While the journalism club meets weekly after school for one to two hours, the new elective offers students the chance to learn journalism during a full class period, four times a week. It also expands access to the school paper, allowing more students to participate.
“We’re building a model that can be replicated across the school district and ultimately outside of New York City in any school district that is prioritizing their students, media literacy, civic engagement, and career pathways,” Sánchez said.
Increasing student engagement through journalism
Sixty schools applied to be a part of the inaugural Journalism for All cohort. The coalition prioritized applications from schools that showed buy-in from students, teachers, and principals. It also prioritized schools that were underresourced, with students who faced barriers to their education.
Sánchez said these schools have the most to gain from the creative learning approaches supported by Journalism for All, which can help students stay interested in class, build reading skills, and feel more connected to their school.
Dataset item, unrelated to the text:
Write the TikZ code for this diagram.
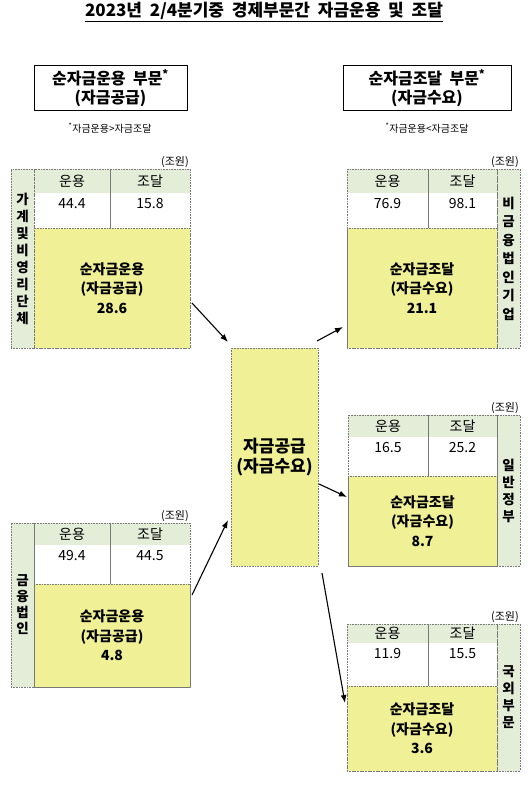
\documentclass[tikz,border=0pt]{standalone}
\usepackage{fontspec}
\setmainfont{Noto Sans CJK KR}
\usepackage{tikz}
\usetikzlibrary{arrows.meta,calc,positioning}

\definecolor{netyellow}{RGB}{240,240,150}
\definecolor{hdrgreen}{RGB}{227,237,216}
\definecolor{dotgray}{RGB}{120,120,120}

\tikzset{
  cell/.style={anchor=north west,inner sep=0pt,outer sep=0pt},
  hdrcell/.style={cell,fill=hdrgreen,font=\fontsize{14}{16}\selectfont},
  valcell/.style={cell,fill=white},
  netcell/.style={cell,fill=netyellow,draw=dotgray,densely dotted,line width=0.6pt},
  sidecell/.style={cell,fill=hdrgreen,draw=dotgray,densely dotted,line width=0.6pt},
  frame/.style={draw=dotgray,densely dotted,line width=0.6pt},
  valtxt/.style={inner sep=0pt,font=\fontsize{14}{16}\selectfont},
  nettxt/.style={align=center,font=\bfseries\fontsize{14}{19.5}\selectfont},
  sidetxt/.style={align=center,font=\bfseries\fontsize{13.5}{17}\selectfont},
  unittxt/.style={anchor=south east,inner sep=1pt,font=\fontsize{11}{13}\selectfont},
  sectorbox/.style={draw,line width=0.9pt,align=center,minimum height=40pt,
    font=\bfseries\fontsize{16}{19}\selectfont},
  notetxt/.style={font=\fontsize{10}{12}\selectfont},
  flow/.style={-{Latex[length=8pt,width=6pt]},line width=1.1pt},
}

% name, x0, x divider, x1, y0, y header, y value, y1, x side
\newcommand{\fundgrid}[9]{%
  \node[hdrcell,minimum width={(#3-#2)*1pt},minimum height={(#6-#5)*1pt}] (#1-use) at (#2,#5) {운용};
  \node[hdrcell,minimum width={(#4-#3)*1pt},minimum height={(#6-#5)*1pt}] (#1-raise) at (#3,#5) {조달};
  \node[valcell,minimum width={(#4-#2)*1pt},minimum height={(#7-#6)*1pt}] (#1-val) at (#2,#6) {};
  \node[netcell,minimum width={(#4-#2)*1pt},minimum height={(#8-#7)*1pt}] (#1-net) at (#2,#7) {};
  \node[sidecell,minimum width=23pt,minimum height={(#8-#5)*1pt}] (#1-side) at (#9,#5) {};
  \draw[frame] (#2,#5) rectangle (#4,#8);
  \draw[dotgray,line width=0.6pt] (#3,#5) -- (#3,#7);
  \node[unittxt] (#1-unit) at ({max(#4,#9+23)},#5) {(조원)};
}

\begin{document}
\begin{tikzpicture}[x=1pt,y=-1pt]
\useasboundingbox (0,0) rectangle (530,787);

\node (title) at (264,12) {\bfseries\fontsize{17}{20}\selectfont\underline{2023년\ \ 2/4분기중\ \ 경제부문간\ \ 자금운용\ \ 및\ \ 조달}};

\node[sectorbox,minimum width=153pt] (supply) at (110.5,88) {순자금운용\ \ 부문\textsuperscript{*}\\(자금공급)};
\node[sectorbox,minimum width=168pt] (demand) at (427,88) {순자금조달\ \ 부문\textsuperscript{*}\\(자금수요)};
\node[notetxt] (supplynote) at (110,128) {\textsuperscript{*}자금운용>자금조달};
\node[notetxt] (demandnote) at (427,128) {\textsuperscript{*}자금운용<자금조달};

% sectors
\fundgrid{hh}{34}{110}{190}{169}{193}{228}{348}{11}
\fundgrid{nf}{347}{428}{497}{169}{193}{228}{348}{497}
\fundgrid{fc}{34}{110}{190}{523}{545}{584}{687}{11}
\fundgrid{gg}{348}{428}{497}{415}{437}{476}{566}{497}
\fundgrid{rw}{347}{428}{497}{624}{643}{686}{771}{497}

\node[valtxt,below=5pt of hh-use] (hh-usev) {44.4};
\node[valtxt,below=5pt of hh-raise] (hh-raisev) {15.8};
\node[valtxt,below=5pt of nf-use] (nf-usev) {76.9};
\node[valtxt,below=5pt of nf-raise] (nf-raisev) {98.1};
\node[valtxt,below=5pt of fc-use] (fc-usev) {49.4};
\node[valtxt,below=5pt of fc-raise] (fc-raisev) {44.5};
\node[valtxt,below=5pt of gg-use] (gg-usev) {16.5};
\node[valtxt,below=5pt of gg-raise] (gg-raisev) {25.2};
\node[valtxt,below=5pt of rw-use] (rw-usev) {11.9};
\node[valtxt,below=5pt of rw-raise] (rw-raisev) {15.5};

\node[nettxt] (hh-nett) at (hh-net) {순자금운용\\(자금공급)\\28.6};
\node[nettxt] (nf-nett) at (nf-net) {순자금조달\\(자금수요)\\21.1};
\node[nettxt] (fc-nett) at (fc-net) {순자금운용\\(자금공급)\\4.8};
\node[nettxt] (gg-nett) at (gg-net) {순자금조달\\(자금수요)\\8.7};
\node[nettxt] (rw-nett) at (rw-net) {순자금조달\\(자금수요)\\3.6};

\node[sidetxt] (hh-sidet) at (hh-side) {가\\계\\및\\비\\영\\리\\단\\체};
\node[sidetxt,font=\bfseries\fontsize{13.5}{18.5}\selectfont] (nf-sidet) at (nf-side) {비\\금\\융\\법\\인\\기\\업};
\node[sidetxt,font=\bfseries\fontsize{13.5}{16}\selectfont] (fc-sidet) at (fc-side) {금\\융\\법\\인};
\node[sidetxt] (gg-sidet) at (gg-side) {일\\반\\정\\부};
\node[sidetxt] (rw-sidet) at (rw-side) {국\\외\\부\\문};

% pool
\node[netcell,minimum width=87pt,minimum height=218pt] (pool) at (231,348) {};
\node[nettxt,font=\bfseries\fontsize{17}{20}\selectfont] (poolt) at (pool) {자금공급\\(자금수요)};

% flows
\draw[flow] ($(hh-net.south east)+(2,-45)$) -- ($(pool.north west)+(-3,-6)$);
\draw[flow] ($(fc-net.north east)+(2,11)$) -- ($(pool.south west)+(-3,-46)$);
\draw[flow] ($(pool.north east)+(-1,-7)$) -- ($(nf-net.south west)+(-4,-21)$);
\draw[flow] ($(pool.north east)+(1,136)$) -- ($(gg-net.north west)+(-1,21)$);
\draw[flow] ($(pool.south east)+(4,7)$) -- ($(rw-net.north west)+(-2,17)$);
\end{tikzpicture}
\end{document}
“Our idea is, if it can work here, it can work anywhere,” they said.
The coalition has enlisted a team of New York University researchers to evaluate the pilot program. It plans to share the findings with the Department of Education.
Kukoda has noticed how being part of the student paper has increased engagement in class, especially among students with disabilities or language barriers, because journalism feels more accessible than traditional academic work.
“It’s been a really beautiful and prideful journey to watch some of them grow more confident — asking tough questions, sharing their opinions,” Kukoda said.
Global Citizenship junior Yamira Galicia, 16, began contributing to the student paper last year. She is bilingual and speaks Spanish, a skill she has brought to the newspaper, which sometimes publishes stories in Spanish.
“ I think the class should be taught more in other schools because I’m pretty sure there’s a lot of other kids who love telling stories and might have a gift,” Yamira said.